We’ve said this before with James and no doubt we will say it again, but so often he demands from us that which we cannot deliver and this makes us go with all the more urgency to the refuge of the Gospel, where Jesus said “It is finished”.
Because, honestly, after reading James 4.1-10 how many of you can say yes, I can resist the devil, yes, I can cleanse my hands from all unrighteousness, yes, I can purify my heart, I can love the Lord with all my heart, mind, soul, and strength in my own power and of my own accord?
How many of you can say yes, I grieve over my sin and I do so because all on my own I realised that it is sin?

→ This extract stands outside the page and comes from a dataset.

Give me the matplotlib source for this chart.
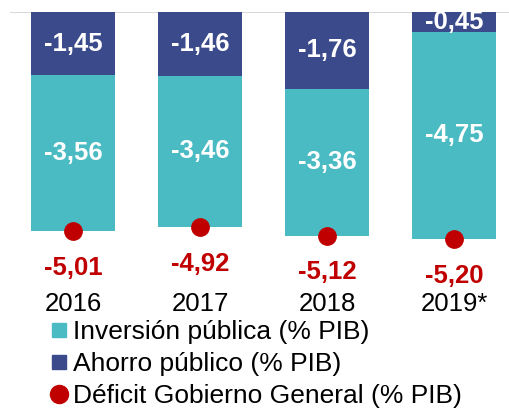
import matplotlib.pyplot as plt
from matplotlib.lines import Line2D

plt.rcParams['font.family'] = ['Liberation Sans', 'DejaVu Sans']

# Datos (% PIB)
anios = ['2016', '2017', '2018', '2019*']
ahorro = [-1.45, -1.46, -1.76, -0.45]
inversion = [-3.56, -3.46, -3.36, -4.75]
deficit = [-5.01, -4.92, -5.12, -5.20]

c_inv = '#4BBBC3'
c_aho = '#3B4A8B'
c_def = '#C00000'

def fmt(v):
    return f'{v:.2f}'.replace('.', ',')

fig = plt.figure(figsize=(5.1, 4.12), dpi=100)
ax = fig.add_axes([10 / 510, 0, 500 / 510, 1 - 12 / 412])
ax.set_xlim(-0.496, 3.441)
ax.set_ylim(-400 / 43.7, 0)
ax.axis('off')

x = range(len(anios))
ax.axhline(0, color='#D9D9D9', lw=1.5, zorder=0)
ax.bar(x, ahorro, width=0.66, color=c_aho, zorder=2)
ax.bar(x, inversion, width=0.66, bottom=ahorro, color=c_inv, zorder=2)
ax.plot(x, deficit, 'o', color=c_def, markersize=12.5, zorder=3)

for i in x:
    ax.text(i, ahorro[i] / 2, fmt(ahorro[i]), ha='center', va='center',
            color='white', fontsize=18.5, fontweight='bold', zorder=4)
    ax.text(i, ahorro[i] + inversion[i] / 2, fmt(inversion[i]), ha='center', va='center',
            color='white', fontsize=18.5, fontweight='bold', zorder=4)
    ax.text(i, deficit[i] - 0.84, fmt(deficit[i]), ha='center', va='center',
            color=c_def, fontsize=18.5, fontweight='bold')
    ax.text(i, -6.68, anios[i], ha='center', va='center', color='black', fontsize=18.5)

handles = [
    Line2D([], [], marker='s', linestyle='none', color=c_inv, markersize=10),
    Line2D([], [], marker='s', linestyle='none', color=c_aho, markersize=10),
    Line2D([], [], marker='o', linestyle='none', color=c_def, markersize=13),
]
labels = ['Inversión pública (% PIB)', 'Ahorro público (% PIB)',
          'Déficit Gobierno General (% PIB)']
fig.legend(handles, labels, loc='upper left', bbox_to_anchor=(51 / 510, 1 - 320 / 412),
           frameon=False, fontsize=19, handlelength=0.6, handletextpad=0.25,
           labelspacing=0.3, borderpad=0, borderaxespad=0)

fig.savefig('out.png', dpi=100)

In Ezekiel 36 we read of a prophecy for the nation of Israel. We are not the nation of Israel, but we can look at the principle of what is promised and see that, you know what, there is now no Jew or Greek, we are all one in Christ Jesus, so whilst there are specific promises regarding the nation of Israel, in principle, the spiritual promises we can look at as being for us too.
So in Ezekiel 36 we read,
Then I will sprinkle clean water on you, and you shall be clean; I will cleanse you from all your filthiness and from all your idols.

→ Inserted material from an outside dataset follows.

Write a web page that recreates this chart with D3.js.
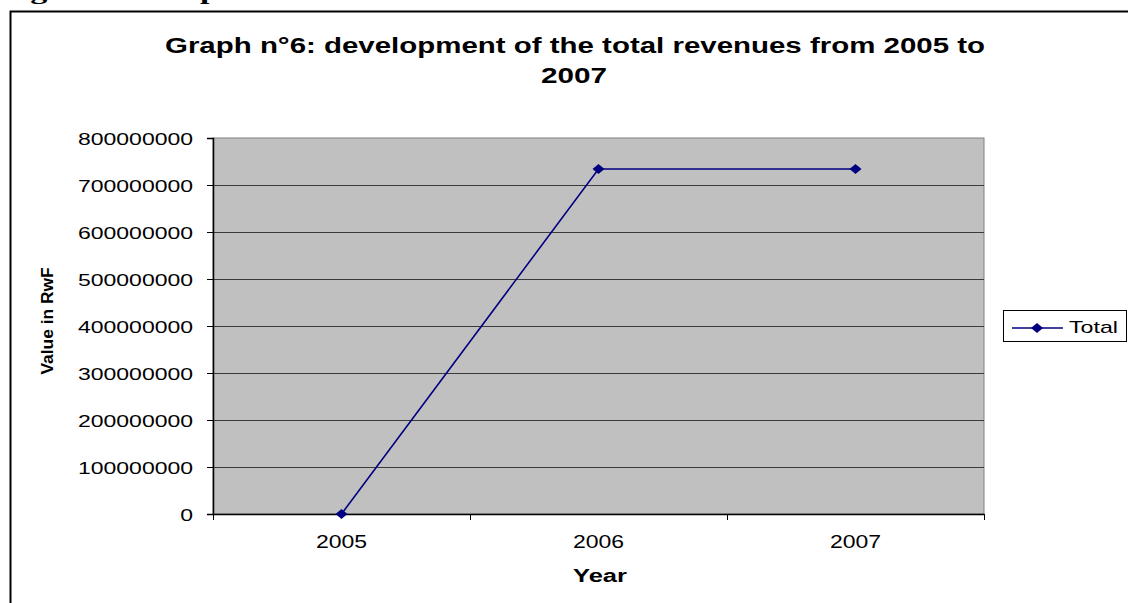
<!DOCTYPE html>
<html>
<head>
<meta charset="utf-8">
<script src="https://cdn.jsdelivr.net/npm/d3@7"></script>
<style>
  html, body { margin: 0; padding: 0; background: #fff; }
  svg { display: block; }
</style>
</head>
<body>
<svg id="chart" width="1128" height="603"></svg>
<script>
// Data
const years = ["2005", "2006", "2007"];
const totalRevenues = [0, 734000000, 734000000];
const yTicks = [0, 100000000, 200000000, 300000000, 400000000, 500000000, 600000000, 700000000, 800000000];
const seriesName = "Total";

const svg = d3.select("#chart");
const font = "Arial, 'Liberation Sans', sans-serif";

// Plot area
const plot = { left: 213, right: 984, top: 138, bottom: 514 };
const x = d3.scaleBand().domain(years).range([plot.left, plot.right]);
const y = d3.scaleLinear().domain([0, 800000000]).range([plot.bottom, plot.top]);

// Caption line above the frame (mostly off the page)
svg.append("text")
  .attr("x", 0).attr("y", -1)
  .attr("font-family", "'Liberation Serif', 'Times New Roman', serif")
  .attr("font-weight", "bold").attr("font-size", 22)
  .attr("textLength", 238).attr("lengthAdjust", "spacingAndGlyphs")
  .text("Figure 6: Graph");

// Outer chart frame
svg.append("path")
  .attr("d", "M10.5,603 V11.5 H1128")
  .attr("fill", "none").attr("stroke", "#000").attr("stroke-width", 2);

// Title
const title = [
  { t: "Graph n°6: development of the total revenues from 2005 to", cx: 575, y: 53, w: 820 },
  { t: "2007", cx: 574, y: 83, w: 66 }
];
svg.selectAll("text.title").data(title).join("text")
  .attr("class", "title")
  .attr("x", d => d.cx).attr("y", d => d.y)
  .attr("text-anchor", "middle")
  .attr("font-family", font).attr("font-weight", "bold").attr("font-size", 22)
  .attr("textLength", d => d.w).attr("lengthAdjust", "spacingAndGlyphs")
  .text(d => d.t);

// Plot background
svg.append("rect")
  .attr("x", plot.left).attr("y", plot.top)
  .attr("width", plot.right - plot.left).attr("height", plot.bottom - plot.top)
  .attr("fill", "#c0c0c0").attr("stroke", "#808080").attr("stroke-width", 1);

// Gridlines
svg.append("g").selectAll("line").data(yTicks.filter(v => v > 0 && v < 800000000)).join("line")
  .attr("x1", plot.left).attr("x2", plot.right)
  .attr("y1", d => Math.round(y(d)) + 0.5).attr("y2", d => Math.round(y(d)) + 0.5)
  .attr("stroke", "#3a3a3a").attr("stroke-width", 1.2);

const digitW = 12.78;

// Y axis
const yAxis = svg.append("g")
  .attr("transform", `translate(${plot.left},0)`)
  .call(d3.axisLeft(y).tickValues(yTicks).tickFormat(d3.format("d")).tickSizeOuter(0).tickSize(6).tickPadding(14));
yAxis.select(".domain").attr("stroke", "#000").attr("stroke-width", 1.5);
yAxis.selectAll(".tick line").attr("stroke", "#000");
yAxis.selectAll(".tick text")
  .attr("font-family", font).attr("font-size", 17).attr("fill", "#000")
  .attr("dy", "0.36em")
  .attr("textLength", function () { return this.textContent.length * digitW; })
  .attr("lengthAdjust", "spacingAndGlyphs");

// X axis
const xAxis = svg.append("g")
  .attr("transform", `translate(0,${plot.bottom})`)
  .call(d3.axisBottom(x).tickSize(0).tickPadding(0));
xAxis.select(".domain").attr("stroke", "#000").attr("stroke-width", 1.5);
xAxis.selectAll(".tick text")
  .attr("font-family", font).attr("font-size", 18).attr("fill", "#000")
  .attr("y", 34).attr("dy", 0)
  .attr("textLength", function () { return this.textContent.length * digitW; })
  .attr("lengthAdjust", "spacingAndGlyphs");
// Category boundary tick marks
const bounds = years.map(d => x(d)).concat([x(years[years.length - 1]) + x.bandwidth()]);
svg.append("g").selectAll("line").data(bounds).join("line")
  .attr("x1", d => Math.round(d) + 0.5).attr("x2", d => Math.round(d) + 0.5)
  .attr("y1", plot.bottom).attr("y2", plot.bottom + 6)
  .attr("stroke", "#000").attr("stroke-width", 1);

// Axis titles
svg.append("text")
  .attr("x", 600).attr("y", 582).attr("text-anchor", "middle")
  .attr("font-family", font).attr("font-weight", "bold").attr("font-size", 18)
  .attr("textLength", 54).attr("lengthAdjust", "spacingAndGlyphs")
  .text("Year");
svg.append("text")
  .attr("transform", "translate(53,321) rotate(-90)")
  .attr("text-anchor", "middle")
  .attr("font-family", font).attr("font-weight", "bold").attr("font-size", 16)
  .attr("textLength", 107).attr("lengthAdjust", "spacingAndGlyphs")
  .text("Value in RwF");

// Series line
const lineColor = "#000080";
const pts = years.map((d, i) => ({ year: d, v: totalRevenues[i] }));
svg.append("path")
  .datum(pts)
  .attr("fill", "none").attr("stroke", lineColor).attr("stroke-width", 1.6)
  .attr("d", d3.line().x(d => x(d.year) + x.bandwidth() / 2).y(d => y(d.v)));

const diamond = "M0,-5 L6,0 L0,5 L-6,0 Z";
svg.append("g").selectAll("path").data(pts).join("path")
  .attr("transform", d => `translate(${x(d.year) + x.bandwidth() / 2},${y(d.v)})`)
  .attr("d", diamond).attr("fill", lineColor);

// Legend
const legend = svg.append("g");
legend.append("rect")
  .attr("x", 1003.5).attr("y", 310.5).attr("width", 123).attr("height", 31)
  .attr("fill", "#fff").attr("stroke", "#000").attr("stroke-width", 1);
legend.append("line")
  .attr("x1", 1012).attr("x2", 1063).attr("y1", 328).attr("y2", 328)
  .attr("stroke", lineColor).attr("stroke-width", 1.6);
legend.append("path")
  .attr("transform", "translate(1037,328)").attr("d", diamond).attr("fill", lineColor);
legend.append("text")
  .attr("x", 1069).attr("y", 333)
  .attr("font-family", font).attr("font-size", 17)
  .attr("textLength", 49).attr("lengthAdjust", "spacingAndGlyphs")
  .text(seriesName);
</script>
</body>
</html>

I will give you a new heart and put a new spirit within you; I will take the heart of stone out of your flesh and give you a heart of flesh.

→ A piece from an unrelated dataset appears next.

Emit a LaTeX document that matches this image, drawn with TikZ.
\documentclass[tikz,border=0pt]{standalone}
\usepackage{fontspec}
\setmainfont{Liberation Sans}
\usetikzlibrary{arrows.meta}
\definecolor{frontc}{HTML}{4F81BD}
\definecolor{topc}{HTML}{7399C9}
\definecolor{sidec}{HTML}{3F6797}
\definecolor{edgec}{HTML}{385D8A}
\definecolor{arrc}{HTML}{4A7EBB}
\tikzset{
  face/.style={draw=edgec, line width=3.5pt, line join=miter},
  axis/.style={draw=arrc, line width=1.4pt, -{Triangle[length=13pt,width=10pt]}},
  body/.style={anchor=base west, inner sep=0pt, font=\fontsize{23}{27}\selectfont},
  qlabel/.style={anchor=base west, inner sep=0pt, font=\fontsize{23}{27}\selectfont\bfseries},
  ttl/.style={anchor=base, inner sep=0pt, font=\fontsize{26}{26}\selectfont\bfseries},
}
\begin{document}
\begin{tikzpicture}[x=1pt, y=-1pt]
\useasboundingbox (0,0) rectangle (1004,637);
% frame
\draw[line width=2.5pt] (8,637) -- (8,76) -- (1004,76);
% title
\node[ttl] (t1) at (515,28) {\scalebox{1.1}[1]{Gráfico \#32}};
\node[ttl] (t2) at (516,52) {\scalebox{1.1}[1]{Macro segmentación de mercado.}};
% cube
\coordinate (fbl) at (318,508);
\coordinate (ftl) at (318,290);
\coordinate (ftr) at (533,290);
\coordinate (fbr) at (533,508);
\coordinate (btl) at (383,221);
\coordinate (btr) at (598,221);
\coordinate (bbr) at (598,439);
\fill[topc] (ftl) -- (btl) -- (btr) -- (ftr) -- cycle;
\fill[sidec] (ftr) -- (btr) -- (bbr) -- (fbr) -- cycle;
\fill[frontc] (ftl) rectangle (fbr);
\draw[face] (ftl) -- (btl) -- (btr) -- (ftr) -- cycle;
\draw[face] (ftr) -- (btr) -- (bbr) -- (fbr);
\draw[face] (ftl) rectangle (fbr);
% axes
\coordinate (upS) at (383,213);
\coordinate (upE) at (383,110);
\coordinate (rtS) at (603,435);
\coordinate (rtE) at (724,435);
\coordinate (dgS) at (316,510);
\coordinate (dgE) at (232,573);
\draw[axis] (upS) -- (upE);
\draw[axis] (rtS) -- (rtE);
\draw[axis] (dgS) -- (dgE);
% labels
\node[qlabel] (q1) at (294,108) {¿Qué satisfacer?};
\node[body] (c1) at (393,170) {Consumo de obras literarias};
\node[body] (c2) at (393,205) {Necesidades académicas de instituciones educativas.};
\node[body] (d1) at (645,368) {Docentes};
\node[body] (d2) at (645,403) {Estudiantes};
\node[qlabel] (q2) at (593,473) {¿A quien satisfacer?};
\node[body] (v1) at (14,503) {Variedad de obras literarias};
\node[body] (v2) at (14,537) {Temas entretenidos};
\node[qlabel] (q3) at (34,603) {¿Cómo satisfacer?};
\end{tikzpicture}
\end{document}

This is the spiritual transformation that we all need, a new heart. James 4.1-10 talks about your heart; what do we need to do with it?
It’s broken, isn’t it, it’s deceitful, it will tell you what you want to hear in order to get what it wants, which is fleshly and all too human. We need restoration, we need fixing, we need a new heart.
To his original readers, James is instructing them to take seriously the truth that this new way of life is deeper than surface level religious acts and you need to change from within. For you and me, going from there to here, we need to take a serious look at ourselves and be honest about our condition, about the condition of our hearts.
The moralistic teaching of this passage would say something like this – You need to work hard to fix the problem of your heart.
A Christ-centred view, however, would say this – You never will, give it to Jesus.